The “Hobo Stove” accessory is also… OK. The firebox suffers from the same problem that all such items have, being so small that you are not going to get a lot of heat out of it, and there isn’t a lot of room to have a fire in part and drying wood in part. I was thinking that an accessory that some something like a large covered “bunt pan” to provide a firewood drying “kiln” with a central chimney to provide draft would be good. It is sturdy enough, and the stainless steel won’t rust, so that’s good. Haven’t done a lot with it beyond some basic burn tests, fry an egg, and roast some bits  of stew meat on a metal skewer over it, but being sturdy and stable means that if you have some (small) wood and can get a decent little fire going (or use the remains of your kettle boiling wood) then it’ll heat a small pot or pan, but not as much as something like a Coleman gas stove (obviously). A single serving of meat-on-a-skewer, maybe two, can be done.

The small size takes some getting used to. As a practical matter, you mostly can’t use things much larger than the diameter of the base of your thumb, and 4-5″ long. If you get it going with some junk wood, then use charcoal to grill a little, the small size means you use very little of it, much less than you’d use in a regular small grill. So as a “home emergency kit” piece it’s nice.

Because it is so mall, the field-collected wood it can use will all be small, easily child-collectable. The hobo stove doesn’t have the height of the chimney, so they have to be cut even smaller. But, with some wood well dried around the base earlier, it does, minimally, get the job done.

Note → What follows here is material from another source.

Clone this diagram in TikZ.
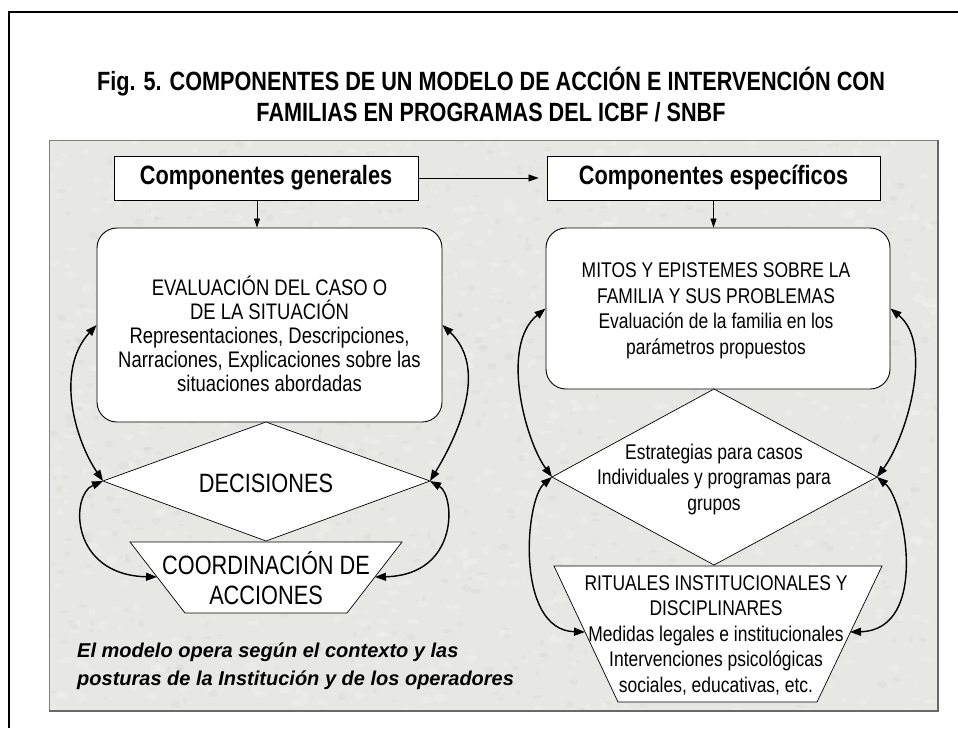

The “poor fuel” test: Set up the stove, get it going with good, dry wood, then start feeding in much more typical wet branches broken up into small pieces to answer the question: can it extract enough energy from sodden fuel to dry out the next piece and warm some water? Yes, it does. It smokes and steams a lot more, and it’s best with lots of very small things, and you’ll be feeding it constantly, and may need to blow on it a bit if you drop too much in and it slows the draw enough it starts to cool, but you can boil water with mostly total crap wood for fuel. Using poor fuel with just the hobo stove results in a lot of smoke, and a seriously creosote-covered pan bottom when trying to cook over it because of the low heat, incomplete combustion, and relatively cold pan so close. However, cleanup with alcohol (I used “isopropyl” or “rubbing alcohol,” I think some places call it “methylated spirits”) and a paper towel took it right off. But even under these less-than-perfect conditions, it generated enough heat to get the water to a simmer with just the hobo stove and a pot on a 40-degree day.

Adjusting heat: Once it’s boiling, you may still want to cook on top of it, but don’t want it at a hard boil and blasting heat high. For a brief slow-down, simply setting a pan flat on top cuts the airflow so it slows down quite a bit; obviously you need to do this when the Pot Support is not on top of it. For a more variable adjustment, I found that pushing some sticks into the base air intake hole to narrow it worked pretty well, but it’s not a “fast” adjustment like the control knob on a gas stove. How many sticks are needed depends on size, etc., and you just have to sort of play with it.

Overflow: A full kettle hits a hard boil very suddenly and fast. I found that when you think it’s getting close you can just hold a pot under the fill-spout, rather than waiting for the whistling bung, and the first moments of the hard rolling boil will spit a fair bit of water out. Don’t stand directly in front of it, and hold the pot from the side, and you can catch two or three cups of near-boiling water before the level lowers to where the rolling boil can simply vent steam and not blast water out. Use that for your first tea brew-up, put it in the oatmeal pot, or whatever. You can then adjust fuel or airflow, or make ready to remove the whole kettle at your convenience if needed.

Customer Service issue: I bought it directly from the Kelly Kettle website, not a reseller. The box arrived promptly at a reasonable price, and the packaging was good. The kit was in the box, but not the hobo stove. Huh. Strange, the box was large enough for it… I called them up, got to a real person fairly quickly, and explained the problem. He said “yup, that’s a problem,” and promptly sent out the hobo stove, which arrived a couple of days later in good order. So, which a botched order isn’t a good thing, a quick, painless, and satisfactory resolution via customer service is.

General thoughts: The things in the kit and kettle do generally nest together pretty well when packed for travel or storage. Alcohol for cleanup works well. The pot and pan in the cooking kit are small and simple, but fairly useable for very very basic cooking. A small pair of normal stainless steel kitchen tongs are very helpful. Dry fuel to start it is almost a must, but just about anything can be used in a pinch once it’s going. In a grid-down home emergency situation, using this with charcoal would be very fuel-efficient and smokeless, an excellent backup system. Its strength is heating water; it’s not primarily GP cooker. I can think of a half-dozen attachments or mods that might be good and useful. I’d bet a lot of people in Europe, particularly Ukraine, wish they had one of these right now.